Task objective —
In your copy, include every line of the listing below exactly but none of the pictures.

--- Begin Source material ---

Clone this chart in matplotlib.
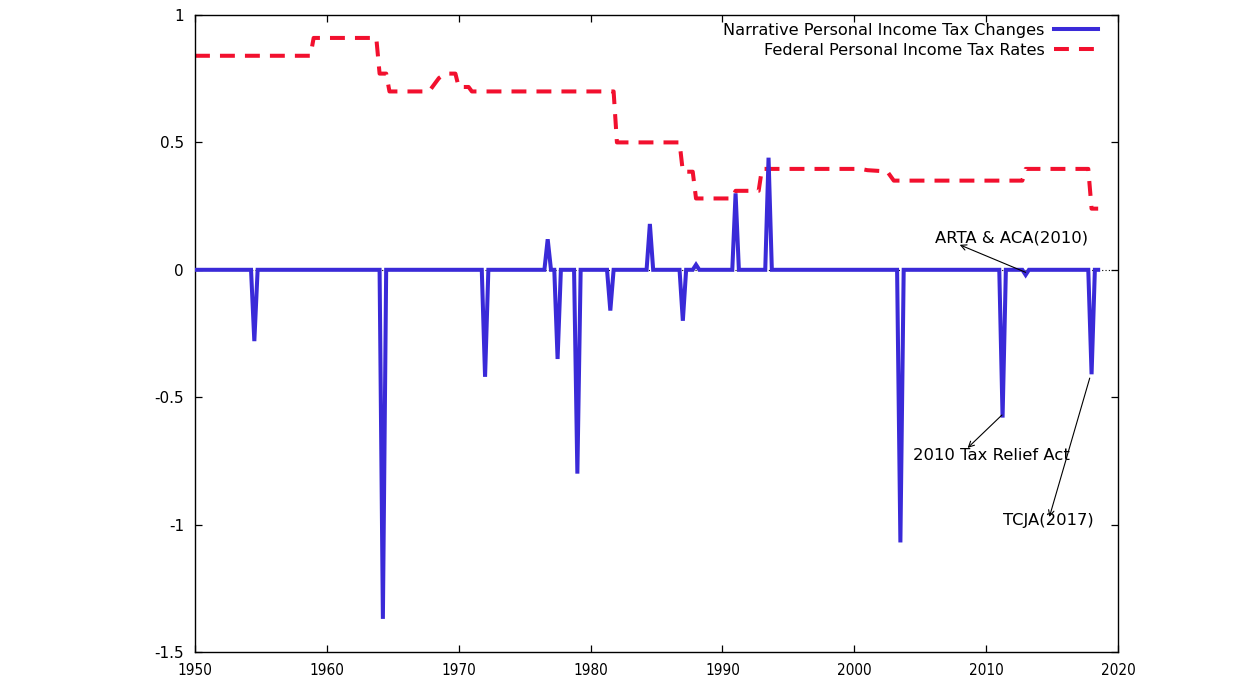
import matplotlib

matplotlib.use("Agg")
import matplotlib.pyplot as plt

# narrative personal income tax changes (quarterly, only vertices around events)
narr_years = [
    1950.0, 1954.25, 1954.5, 1954.75,
    1964.0, 1964.25, 1964.5,
    1971.75, 1972.0, 1972.25,
    1976.5, 1976.75, 1977.0, 1977.25, 1977.5, 1977.75,
    1978.75, 1979.0, 1979.25,
    1981.25, 1981.5, 1981.75,
    1984.25, 1984.5, 1984.75,
    1986.75, 1987.0, 1987.25, 1987.75, 1988.0, 1988.25,
    1990.75, 1991.0, 1991.25,
    1993.25, 1993.5, 1993.75,
    2003.25, 2003.5, 2003.75,
    2011.0, 2011.25, 2011.5,
    2012.75, 2013.0, 2013.25,
    2017.75, 2018.0, 2018.25, 2018.5,
]
narr_vals = [
    0, 0, -0.28, 0,
    0, -1.37, 0,
    0, -0.42, 0,
    0, 0.12, 0, 0, -0.35, 0,
    0, -0.80, 0,
    0, -0.16, 0,
    0, 0.18, 0,
    0, -0.20, 0, 0, 0.02, 0,
    0, 0.30, 0,
    0, 0.44, 0,
    0, -1.07, 0,
    0, -0.58, 0,
    0, -0.02, 0,
    0, -0.41, 0, 0,
]

# federal top personal income tax rate (vertices of the quarterly line)
rate_years = [
    1950.0, 1958.75, 1959.0, 1963.75, 1964.0, 1964.5, 1964.75,
    1967.75, 1968.5, 1969.0, 1969.75, 1970.0, 1970.75, 1971.0,
    1981.75, 1982.0, 1986.75, 1987.0, 1987.75, 1988.0,
    1990.75, 1991.0, 1992.75, 1993.0, 2000.5, 2001.0, 2002.5, 2003.0,
    2012.75, 2013.0, 2017.75, 2018.0, 2018.5,
]
rate_vals = [
    0.84, 0.84, 0.91, 0.91, 0.77, 0.77, 0.70,
    0.70, 0.7525, 0.77, 0.77, 0.7175, 0.7175, 0.70,
    0.70, 0.50, 0.50, 0.385, 0.385, 0.28,
    0.28, 0.31, 0.31, 0.396, 0.396, 0.391, 0.386, 0.35,
    0.35, 0.396, 0.396, 0.24, 0.24,
]

x_ticks = [1950, 1960, 1970, 1980, 1990, 2000, 2010, 2020]
y_ticks = [-1.5, -1, -0.5, 0, 0.5, 1]
y_labels = ["-1.5", "-1", "-0.5", "0", "0.5", "1"]

blue = "#3a2ad8"
red = "#f2102e"

fig = plt.figure(figsize=(12.54, 6.98), dpi=100)
ax = fig.add_axes([0.1555, 0.0659, 0.7360, 0.9126])

ax.axhline(0, color="black", lw=0.8, ls=(0, (1, 2)), zorder=1)
ax.plot(narr_years, narr_vals, color=blue, lw=2.9, solid_joinstyle="miter",
        label="Narrative Personal Income Tax Changes", zorder=3)
ax.plot(rate_years, rate_vals, color=red, lw=2.9, dashes=(3.7, 2.5),
        label="Federal Personal Income Tax Rates", zorder=2)

ax.set_xlim(1950, 2020)
ax.set_ylim(-1.5, 1)
ax.set_xticks(x_ticks)
ax.set_yticks(y_ticks)
ax.set_yticklabels(y_labels)

for lab in ax.get_xticklabels():
    lab.set_fontfamily("DejaVu Sans")
    lab.set_fontstretch("condensed")
    lab.set_fontsize(11)
for lab in ax.get_yticklabels():
    lab.set_fontsize(11)

ax.tick_params(direction="in", length=5, width=0.9, top=True, right=True)
ax.tick_params(axis="x", pad=8)
ax.tick_params(axis="y", pad=8)
for sp in ax.spines.values():
    sp.set_linewidth(1.0)

leg = ax.legend(loc="upper right", bbox_to_anchor=(1 - 20 / 923, 1 - 8 / 637),
                frameon=False, markerfirst=False, fontsize=11.6,
                handlelength=2.7, handletextpad=0.6, labelspacing=0.3,
                borderaxespad=0, borderpad=0)

arrow = dict(arrowstyle="->", color="black", lw=0.8, shrinkA=0, shrinkB=0)
ax.annotate("", xy=(2008.0, 0.098), xytext=(2013.0, -0.01), arrowprops=arrow)
ax.text(2006.1, 0.126, "ARTA & ACA(2010)", fontsize=11.8, va="center", ha="left")
ax.annotate("", xy=(2008.6, -0.699), xytext=(2011.2, -0.57), arrowprops=arrow)
ax.text(2004.43, -0.73, "2010 Tax Relief Act", fontsize=11.8, va="center", ha="left")
ax.annotate("", xy=(2014.8, -0.97), xytext=(2017.86, -0.425), arrowprops=arrow)
ax.text(2011.26, -0.985, "TCJA(2017)", fontsize=11.8, va="center", ha="left")

fig.savefig("out.png", dpi=100)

--- End Source material ---

Result of this task —
Clone this chart in matplotlib.
import matplotlib

matplotlib.use("Agg")
import matplotlib.pyplot as plt

# narrative personal income tax changes (quarterly, only vertices around events)
narr_years = [
    1950.0, 1954.25, 1954.5, 1954.75,
    1964.0, 1964.25, 1964.5,
    1971.75, 1972.0, 1972.25,
    1976.5, 1976.75, 1977.0, 1977.25, 1977.5, 1977.75,
    1978.75, 1979.0, 1979.25,
    1981.25, 1981.5, 1981.75,
    1984.25, 1984.5, 1984.75,
    1986.75, 1987.0, 1987.25, 1987.75, 1988.0, 1988.25,
    1990.75, 1991.0, 1991.25,
    1993.25, 1993.5, 1993.75,
    2003.25, 2003.5, 2003.75,
    2011.0, 2011.25, 2011.5,
    2012.75, 2013.0, 2013.25,
    2017.75, 2018.0, 2018.25, 2018.5,
]
narr_vals = [
    0, 0, -0.28, 0,
    0, -1.37, 0,
    0, -0.42, 0,
    0, 0.12, 0, 0, -0.35, 0,
    0, -0.80, 0,
    0, -0.16, 0,
    0, 0.18, 0,
    0, -0.20, 0, 0, 0.02, 0,
    0, 0.30, 0,
    0, 0.44, 0,
    0, -1.07, 0,
    0, -0.58, 0,
    0, -0.02, 0,
    0, -0.41, 0, 0,
]

# federal top personal income tax rate (vertices of the quarterly line)
rate_years = [
    1950.0, 1958.75, 1959.0, 1963.75, 1964.0, 1964.5, 1964.75,
    1967.75, 1968.5, 1969.0, 1969.75, 1970.0, 1970.75, 1971.0,
    1981.75, 1982.0, 1986.75, 1987.0, 1987.75, 1988.0,
    1990.75, 1991.0, 1992.75, 1993.0, 2000.5, 2001.0, 2002.5, 2003.0,
    2012.75, 2013.0, 2017.75, 2018.0, 2018.5,
]
rate_vals = [
    0.84, 0.84, 0.91, 0.91, 0.77, 0.77, 0.70,
    0.70, 0.7525, 0.77, 0.77, 0.7175, 0.7175, 0.70,
    0.70, 0.50, 0.50, 0.385, 0.385, 0.28,
    0.28, 0.31, 0.31, 0.396, 0.396, 0.391, 0.386, 0.35,
    0.35, 0.396, 0.396, 0.24, 0.24,
]

x_ticks = [1950, 1960, 1970, 1980, 1990, 2000, 2010, 2020]
y_ticks = [-1.5, -1, -0.5, 0, 0.5, 1]
y_labels = ["-1.5", "-1", "-0.5", "0", "0.5", "1"]

blue = "#3a2ad8"
red = "#f2102e"

fig = plt.figure(figsize=(12.54, 6.98), dpi=100)
ax = fig.add_axes([0.1555, 0.0659, 0.7360, 0.9126])

ax.axhline(0, color="black", lw=0.8, ls=(0, (1, 2)), zorder=1)
ax.plot(narr_years, narr_vals, color=blue, lw=2.9, solid_joinstyle="miter",
        label="Narrative Personal Income Tax Changes", zorder=3)
ax.plot(rate_years, rate_vals, color=red, lw=2.9, dashes=(3.7, 2.5),
        label="Federal Personal Income Tax Rates", zorder=2)

ax.set_xlim(1950, 2020)
ax.set_ylim(-1.5, 1)
ax.set_xticks(x_ticks)
ax.set_yticks(y_ticks)
ax.set_yticklabels(y_labels)

for lab in ax.get_xticklabels():
    lab.set_fontfamily("DejaVu Sans")
    lab.set_fontstretch("condensed")
    lab.set_fontsize(11)
for lab in ax.get_yticklabels():
    lab.set_fontsize(11)

ax.tick_params(direction="in", length=5, width=0.9, top=True, right=True)
ax.tick_params(axis="x", pad=8)
ax.tick_params(axis="y", pad=8)
for sp in ax.spines.values():
    sp.set_linewidth(1.0)

leg = ax.legend(loc="upper right", bbox_to_anchor=(1 - 20 / 923, 1 - 8 / 637),
                frameon=False, markerfirst=False, fontsize=11.6,
                handlelength=2.7, handletextpad=0.6, labelspacing=0.3,
                borderaxespad=0, borderpad=0)

arrow = dict(arrowstyle="->", color="black", lw=0.8, shrinkA=0, shrinkB=0)
ax.annotate("", xy=(2008.0, 0.098), xytext=(2013.0, -0.01), arrowprops=arrow)
ax.text(2006.1, 0.126, "ARTA & ACA(2010)", fontsize=11.8, va="center", ha="left")
ax.annotate("", xy=(2008.6, -0.699), xytext=(2011.2, -0.57), arrowprops=arrow)
ax.text(2004.43, -0.73, "2010 Tax Relief Act", fontsize=11.8, va="center", ha="left")
ax.annotate("", xy=(2014.8, -0.97), xytext=(2017.86, -0.425), arrowprops=arrow)
ax.text(2011.26, -0.985, "TCJA(2017)", fontsize=11.8, va="center", ha="left")

fig.savefig("out.png", dpi=100)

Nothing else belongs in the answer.